4.2 Visualizing Missingness
The design of missingness-oriented visualizations remains an under-explored direction. Prior work has investigated visual encodings for missing values [song2018s, fernstad2019definitionofmissingness, fernstad2014visualanalyticsofmissingdata] and missing links [zhao2019missbin]. However, the design space of visualizing missingness can be broader, especially considering that there are different categories of data-centric missingness and they may need different visual encodings. As studied in [song2018s], even for the same type of missingness, different visual encodings can be designed, which further impacts user-perceived data quality. How to formalize the design space of missingness visualizations still needs further explorations. Furthermore, considering the evaluation of missingness visualization, how and if possible can we measure the expressiveness of visual encodings for data-centric missingness? It enables comparing different designs for visualizing missingness, which can be helpful to support making design decisions. The perceptual-perspective discussed in our framework may help to derive usable measures.

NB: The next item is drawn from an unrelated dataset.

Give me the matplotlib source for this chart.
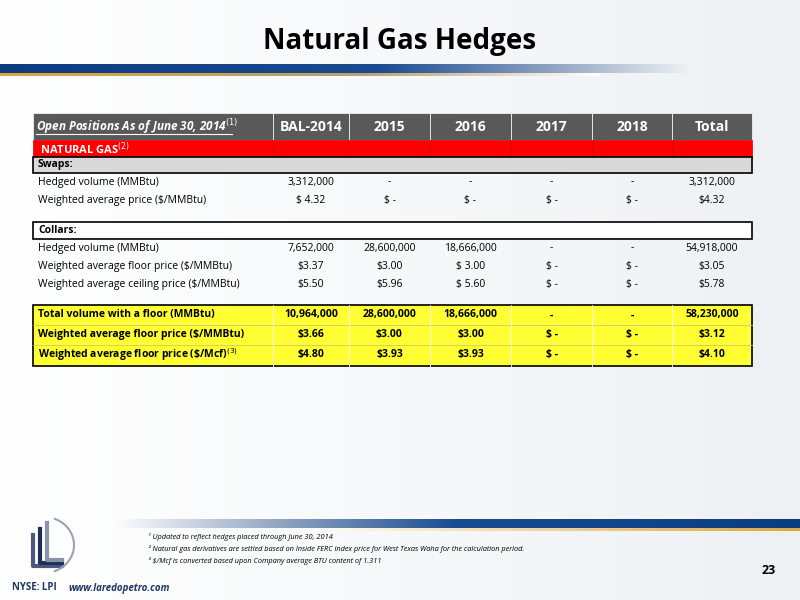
import numpy as np
import matplotlib.pyplot as plt
from matplotlib.patches import Rectangle
from matplotlib.colors import LinearSegmentedColormap

plt.rcParams['font.family'] = ['Open Sans', 'DejaVu Sans']

columns = ['BAL-2014', '2015', '2016', '2017', '2018', 'Total']
swap_labels = ['Hedged volume (MMBtu)', 'Weighted average price ($/MMBtu)']
swap_values = [
    ['3,312,000', '-', '-', '-', '-', '3,312,000'],
    ['$ 4.32', '$ -', '$ -', '$ -', '$ -', '$4.32'],
]
collar_labels = ['Hedged volume (MMBtu)', 'Weighted average floor price ($/MMBtu)',
                 'Weighted average ceiling price ($/MMBtu)']
collar_values = [
    ['7,652,000', '28,600,000', '18,666,000', '-', '-', '54,918,000'],
    ['$3.37', '$3.00', '$ 3.00', '$ -', '$ -', '$3.05'],
    ['$5.50', '$5.96', '$ 5.60', '$ -', '$ -', '$5.78'],
]
total_labels = ['Total volume with a floor (MMBtu)', 'Weighted average floor price ($/MMBtu)',
                'Weighted average floor price (\\$/Mcf)$^{(3)}$']
total_values = [
    ['10,964,000', '28,600,000', '18,666,000', '-', '-', '58,230,000'],
    ['$3.66', '$3.00', '$3.00', '$ -', '$ -', '$3.12'],
    ['$4.80', '$3.93', '$3.93', '$ -', '$ -', '$4.10'],
]
footnotes = [
    '¹ Updated to reflect hedges placed through June 30, 2014',
    '² Natural gas derivatives are settled based on Inside FERC index price for West Texas Waha for the calculation period.',
    '³ $/Mcf is converted based upon Company average BTU content of 1.311',
]

fig = plt.figure(figsize=(8, 6), dpi=100)
ax = fig.add_axes([0, 0, 1, 1])
ax.set_xlim(0, 800)
ax.set_ylim(600, 0)
ax.axis('off')

# background
bg = np.linspace(0, 1, 256).reshape(1, -1)
ax.imshow(bg, extent=[0, 800, 600, 0], aspect='auto', zorder=0,
          cmap=LinearSegmentedColormap.from_list('bg', ['#ffffff', '#eef1f4']))

ax.text(400, 42, 'Natural Gas Hedges', ha='center', va='center', fontsize=20, fontweight='bold')

# title bar
blue = LinearSegmentedColormap.from_list(
    'b', [(0, '#0d3b80'), (0.55, '#1a4c92'), (0.8, '#8fa3c0'), (1, '#eef1f5')])
ax.imshow(bg, extent=[0, 690, 73, 64], aspect='auto', cmap=blue, zorder=1)
ax.imshow(bg, extent=[0, 600, 76, 73], aspect='auto', zorder=1,
          cmap=LinearSegmentedColormap.from_list('g', [(0, '#d9a840'), (0.6, '#b8a070'), (1, '#ffffff')]))
# bottom bar
blue_r = LinearSegmentedColormap.from_list(
    'br', [(0, '#ffffff'), (0.25, '#8fa3c0'), (0.5, '#1a4c92'), (1, '#0d3b80')])
ax.imshow(bg, extent=[110, 800, 528, 519], aspect='auto', cmap=blue_r, zorder=1)
ax.imshow(bg, extent=[300, 800, 531, 528], aspect='auto', zorder=1,
          cmap=LinearSegmentedColormap.from_list('g2', ['#ffffff', '#d9a840']))

# logo
for i, c in enumerate(['#4a5a7a', '#1f2f55', '#8a94a8']):
    ax.plot([33 + i * 7, 33 + i * 7, 62], [535 - i * 6, 566 - i * 3, 566 - i * 3], color=c, lw=3)
th = np.linspace(-1.2, 1.2, 50)
ax.plot(44 + 30 * np.cos(th), 545 + 28 * np.sin(th), color='#9aa3b3', lw=1.5)

# table geometry
xb = [33, 273, 349, 430, 511, 592, 672, 752]
centers = [(xb[i + 1] + xb[i]) / 2 for i in range(1, 7)]
L, R = xb[0], xb[-1]

def cells(y0, y1, color, edge=None):
    for i in range(7):
        ax.add_patch(Rectangle((xb[i], y0), xb[i + 1] - xb[i], y1 - y0, fc=color,
                               ec='white' if edge is None else edge, lw=0.5, zorder=2))

cells(113, 140, '#595959')
ax.text(L + 3, 127, 'Open Positions As of June 30, 2014$^{(1)}$', color='white', fontsize=8.5,
        fontweight='bold', fontstyle='italic', va='center', zorder=3)
ax.plot([L + 3, 232], [134, 134], color='white', lw=0.8, zorder=3)
for c, t in zip(centers, columns):
    ax.text(c, 127, t, color='white', fontsize=10, fontweight='bold', ha='center', va='center', zorder=3)

cells(140, 157, '#ff0000', edge='#cc0000')
ax.text(L + 7, 148.5, 'NATURAL GAS$^{(2)}$', color='white', fontsize=8, fontweight='bold',
        va='center', zorder=3)

ax.add_patch(Rectangle((L, 157), R - L, 16, fc='#d9d9d9', ec='black', lw=1.2, zorder=2))
ax.text(L + 5, 165, 'Swaps:', fontsize=7.5, fontweight='bold', va='center', zorder=3)

def rows(labels, values, ys, bold=False):
    for lab, vals, y in zip(labels, values, ys):
        ax.text(L + 5, y, lab, fontsize=7.5, va='center', zorder=3,
                fontweight='bold' if bold else 'normal')
        for c, v in zip(centers, vals):
            ax.text(c, y, v, fontsize=7.5, ha='center', va='center', zorder=3,
                    fontweight='bold' if bold else 'normal')

rows(swap_labels, swap_values, [182, 200])

ax.add_patch(Rectangle((L, 222), R - L, 17, fc='white', ec='black', lw=1.2, zorder=2))
ax.text(L + 5, 230.5, 'Collars:', fontsize=7.5, fontweight='bold', va='center', zorder=3)
rows(collar_labels, collar_values, [248, 266, 284])

ax.add_patch(Rectangle((L, 305), R - L, 61, fc='#ffff33', ec='black', lw=1.2, zorder=2))
for y in (325, 345):
    ax.plot([L, R], [y, y], color='#cccc66', lw=0.6, zorder=2)
for x in xb[1:-1]:
    ax.plot([x, x], [305, 366], color='white', lw=0.6, zorder=2)
rows(total_labels, total_values, [315, 335, 355], bold=True)

# footnotes
for i, t in enumerate(footnotes):
    ax.text(148, 537 + i * 12, t, fontsize=5.3, fontstyle='italic', va='center', zorder=3)
ax.text(762, 571, '23', fontsize=9, fontweight='bold', va='center', zorder=3)
ax.text(12, 588, 'NYSE: LPI', fontsize=7, fontweight='bold', color='#1f3864', va='center', zorder=3)
ax.text(68, 588, 'www.laredopetro.com', fontsize=7, fontweight='bold', fontstyle='italic',
        color='#1f3864', va='center', zorder=3)

fig.savefig('out.png', dpi=100)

4.3 Discovering Insights from Missingness
Studying possible insights that users gain from missingness in sensemaking is a highly sought-after research challenge. Missingness can be considered as a type of “data” [song2018s] from which users can gain useful insights. This turns missingness from being considered as dirty [kim2003taxonomy] to usable. For example, in an intelligence analysis, a missing link between two key suspects may drive the subsequent analysis towards an investigation of any possible connections between them. While this is a simple example, it shows that missingness can be used in a sensemaking process. The insights derived from missingness may depend on an application domain and different types of data-centric missingness may bring different insights. Moreover, insights discovered from missingness, if possible, via using visual analytics, may enlarge the set of characteristics of visualization insight [north2006toward]. This may further broaden our understanding of evaluating visualizations by considering the value of missingness.
In summary, we present a framework that provides a systematic view of missingness in visual analytics. We hope this work can draw attention to future studies on visual sensemaking with missingness.